Over the past decade, the U.S. government has levied billions of dollars in penalties in connection with enforcement actions involving violations of the U.S. Foreign Corrupt Practices Act (“FCPA”), the very broad U.S. law that criminalizes the payment of bribes by U.S. citizens and corporations to government officials anywhere in the world. Many countries have enhanced their anti-corruption laws in the wake of this increased enforcement activity against some of the world’s largest and most well-known companies. Canada is among the latest.

Canada’s anti-corruption legislation is the Corruption of Foreign Public Officials Act (“CFPOA”), which has been in effect since 1999. The CFPOA provides for civil and criminal penalties for Canadian individuals and companies who bribe or offer to bribe a foreign government official in order to obtain a business advantage. Until this year, loopholes and jurisdictional limitations severely limited the effectiveness of the CFPOA and, as a result, very few cases have been brought over the years. Recent amendments to the CFPOA that went into effect in June 2013, however, have transformed the CFPOA into a law that mirrors the FCPA in most respects, which will undoubtedly increase the number of corruption-related investigations and prosecutions in Canada.

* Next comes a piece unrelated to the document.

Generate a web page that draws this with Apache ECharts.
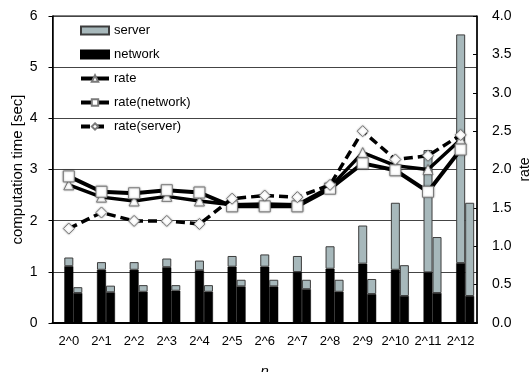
<!DOCTYPE html>
<html>
<head>
<meta charset="utf-8">
<script src="https://cdn.jsdelivr.net/npm/echarts@6/dist/echarts.min.js"></script>
<style>
  html, body { margin: 0; padding: 0; background: #fff; }
  #chart { width: 532px; height: 372px; }
</style>
</head>
<body>
<div id="chart"></div>
<script>
// Categories: problem size n
const categories = ['2^0','2^1','2^2','2^3','2^4','2^5','2^6','2^7','2^8','2^9','2^10','2^11','2^12'];

// Left bar of each pair: network time and server time [sec]
const leftNetwork = [1.11, 1.04, 1.04, 1.09, 1.03, 1.10, 1.10, 0.995, 1.06, 1.16, 1.04, 0.99, 1.17];
const leftServer  = [0.17, 0.15, 0.15, 0.17, 0.19, 0.21, 0.24, 0.315, 0.44, 0.745, 1.31, 2.39, 4.47];

// Right bar of each pair: network time and server time [sec]
const rightNetwork = [0.585, 0.60, 0.61, 0.63, 0.61, 0.715, 0.715, 0.66, 0.61, 0.565, 0.527, 0.585, 0.527];
const rightServer  = [0.115, 0.13, 0.13, 0.11, 0.13, 0.13, 0.13, 0.185, 0.235, 0.295, 0.603, 1.095, 1.823];

// Ratios (right axis)
const rate        = [1.80, 1.64, 1.59, 1.65, 1.59, 1.54, 1.55, 1.54, 1.77, 2.22, 2.05, 2.00, 2.39];
const rateNetwork = [1.91, 1.71, 1.69, 1.73, 1.70, 1.52, 1.52, 1.52, 1.75, 2.08, 1.99, 1.71, 2.26];
const rateServer  = [1.23, 1.44, 1.33, 1.33, 1.29, 1.62, 1.66, 1.64, 1.80, 2.50, 2.13, 2.18, 2.45];

const FONT = '"Liberation Sans", Arial, sans-serif';
const SERVER_GRAY = '#a7b8bb';

const markerStyle = {
  color: '#ffffff',
  borderColor: '#7a7a7a',
  borderWidth: 1,
  shadowBlur: 2,
  shadowColor: 'rgba(0,0,0,0.35)'
};

const chart = echarts.init(document.getElementById('chart'), null, { renderer: 'canvas' });

chart.setOption({
  animation: false,
  backgroundColor: '#ffffff',
  textStyle: { fontFamily: FONT, color: '#000' },
  grid: {
    left: 52.5, right: 55, top: 16, bottom: 49,
    outerBoundsMode: 'none',
    containLabel: false,
    show: true, borderColor: '#000', borderWidth: 1, backgroundColor: 'transparent'
  },
  legend: {
    orient: 'vertical',
    left: 74,
    top: 19,
    itemWidth: 28,
    itemHeight: 8,
    itemGap: 11,
    selectedMode: false,
    lineStyle: { width: 4 },
    textStyle: { fontFamily: FONT, fontSize: 13, color: '#000' },
    data: [
      { name: 'server', icon: 'rect' },
      { name: 'network', icon: 'rect' },
      'rate',
      'rate(network)',
      'rate(server)'
    ]
  },
  xAxis: {
    type: 'category',
    data: categories,
    name: 'n',
    nameLocation: 'middle',
    nameGap: 41,
    nameMoveOverlap: false,
    nameTextStyle: { fontFamily: FONT, fontSize: 15, fontStyle: 'italic', color: '#000' },
    axisLine: { lineStyle: { color: '#000', width: 2 } },
    axisTick: { show: false },
    axisLabel: { fontFamily: FONT, fontSize: 13, color: '#000', margin: 12, interval: 0 },
    splitLine: { show: false }
  },
  yAxis: [
    {
      type: 'value',
      min: 0, max: 6, interval: 1,
      name: 'computation time [sec]',
      nameLocation: 'middle',
      nameGap: 27,
      nameMoveOverlap: false,
      nameRotate: 90,
      nameTextStyle: { fontFamily: FONT, fontSize: 15, color: '#000' },
      axisLine: { show: true, lineStyle: { color: '#000', width: 1.5 } },
      axisTick: { show: true, inside: false, length: 4, lineStyle: { color: '#000' } },
      axisLabel: { fontFamily: FONT, fontSize: 14, color: '#000', margin: 15 },
      splitLine: { show: true, lineStyle: { color: '#444', width: 1 } }
    },
    {
      type: 'value',
      min: 0, max: 4, interval: 0.5,
      name: 'rate',
      nameLocation: 'middle',
      nameGap: 41,
      nameMoveOverlap: false,
      nameRotate: 90,
      nameTextStyle: { fontFamily: FONT, fontSize: 14, color: '#000' },
      axisLine: { show: true, lineStyle: { color: '#000', width: 1.5 } },
      axisTick: { show: true, inside: true, length: 4, lineStyle: { color: '#000' } },
      axisLabel: {
        fontFamily: FONT, fontSize: 14, color: '#000', margin: 15,
        formatter: v => v.toFixed(1)
      },
      splitLine: { show: false }
    }
  ],
  series: [
    // empty slot so each pair sits right of the category centre
    { name: '_slot', type: 'bar', stack: 'slot', barWidth: 9, barGap: 0,
      data: categories.map(() => null), itemStyle: { borderWidth: 0 } },

    { name: 'network', type: 'bar', stack: 'left', barWidth: 9, barGap: 0,
      data: leftNetwork,
      itemStyle: { color: '#000', borderColor: '#000', borderWidth: 0.5 } },
    { name: 'server', type: 'bar', stack: 'left', barWidth: 9, barGap: 0,
      data: leftServer,
      itemStyle: { color: SERVER_GRAY, borderColor: '#3c3c3c', borderWidth: 1 } },

    { name: 'network', type: 'bar', stack: 'right', barWidth: 9, barGap: 0,
      data: rightNetwork,
      itemStyle: { color: '#000', borderColor: '#000', borderWidth: 0.5 } },
    { name: 'server', type: 'bar', stack: 'right', barWidth: 9, barGap: 0,
      data: rightServer,
      itemStyle: { color: SERVER_GRAY, borderColor: '#3c3c3c', borderWidth: 1 } },

    { name: 'rate', type: 'line', yAxisIndex: 1, data: rate, z: 5,
      symbol: 'triangle', symbolSize: 10, showAllSymbol: true,
      lineStyle: { color: '#000', width: 3.5 },
      itemStyle: markerStyle },
    { name: 'rate(network)', type: 'line', yAxisIndex: 1, data: rateNetwork, z: 6,
      symbol: 'rect', symbolSize: 11, showAllSymbol: true,
      lineStyle: { color: '#000', width: 4 },
      itemStyle: markerStyle },
    { name: 'rate(server)', type: 'line', yAxisIndex: 1, data: rateServer, z: 7,
      symbol: 'diamond', symbolSize: 11, showAllSymbol: true,
      lineStyle: { color: '#000', width: 3.5, type: [9, 5] },
      itemStyle: markerStyle }
  ]
});
</script>
</body>
</html>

Increased Jurisdiction to Capture Conduct Outside of Canada

The aspect of the pre-2013 CFPOA that most hampered its effectiveness was the requirement that the corrupt conduct (such as the planning or giving of a bribe) occur in Canada or at least have a “real and substantial link” to Canada. This territorial nexus requirement prevented prosecutors from bringing cases in circumstances when most or all of the corrupt activity took place outside of Canada, which was often the case. The amendments to the CFPOA eliminated this loophole by extending jurisdiction to the conduct of all Canadian citizens and companies incorporated in Canada – no matter where in the world the conduct takes place. This brings the CFPOA in line with the FCPA, which is frequently used to bring actions based on conduct that takes place entirely abroad.

The Addition of a “Books and Records Offense”

The June 2013 amendments to the CFPOA also added “books and records” offenses that carry civil and criminal penalties. Similar to the FCPA, the CFPOA now makes it unlawful to (1) have any off-books accounts or records, such as slush funds, (2) falsify any books or records in order to conceal bribery, (3) use false documentation, such as fake invoices or expense reimbursement forms used to generate funds that could be used for an improper purpose, or (4) destroy any business records earlier than permitted by law. In the U.S., prosecutors have used similar “books and records” provisions to bring cases in circumstances when it would be very difficult to prove in court that a bribe was paid (for example, because key witnesses are located abroad), and prosecutors in Canada will likely use these new provisions of the CFPOA for similar strategic reasons.

Increased Criminal Penalties

The modifications to the CFPOA increased the maximum prison sentence for individuals from 5 years to 14 years, and financial penalties can be imposed at the discretion of the judge. Importantly, these penalties apply to both the bribery offenses and willful violations of the “books and records” provisions.

Elimination of the “Facilitation Payment” Exception

Another major change to the CFPOA is the elimination of the so-called “facilitation payment” exception. “Facilitation payments”, which are still permissible under the FCPA, are nominal payments made to a public official in order to secure performance of routine acts, such as issuing non-discretionary permits and licenses, processing visas, clearing shipments through customs, and providing ordinary government services, such as mail delivery. While the original law permitted “facilitation payments,” the June 2013 amendments eliminated them. Importantly, while the rest of the CFPOA is already in effect, the date on which “facilitation payments” are no longer permissible has yet to be fixed. Rather, the law provides that the Canadian government will establish an effective date for this provision at a later time, which has the effect of giving companies a “grace period” to update their policies and procedures accordingly.


The recent high-profile arrests of employees of SNC-Lavalin Group Inc. in connection with a bribery scheme to obtain a bridge-construction contract in Bangladesh have made Canada’s anti-corruption efforts front-page news. These events, combined with the overhaul of the CFPOA, are likely to increase the number of anti-corruption cases brought in Canada. These developments highlight for all companies with operations in Canada why they need to have an effective anti-corruption policy. Additionally, companies with policies based on the original CFPOA should revamp their policies and procedures with an eye towards ensuring compliance with the new “books and records” provisions of the CFPOA.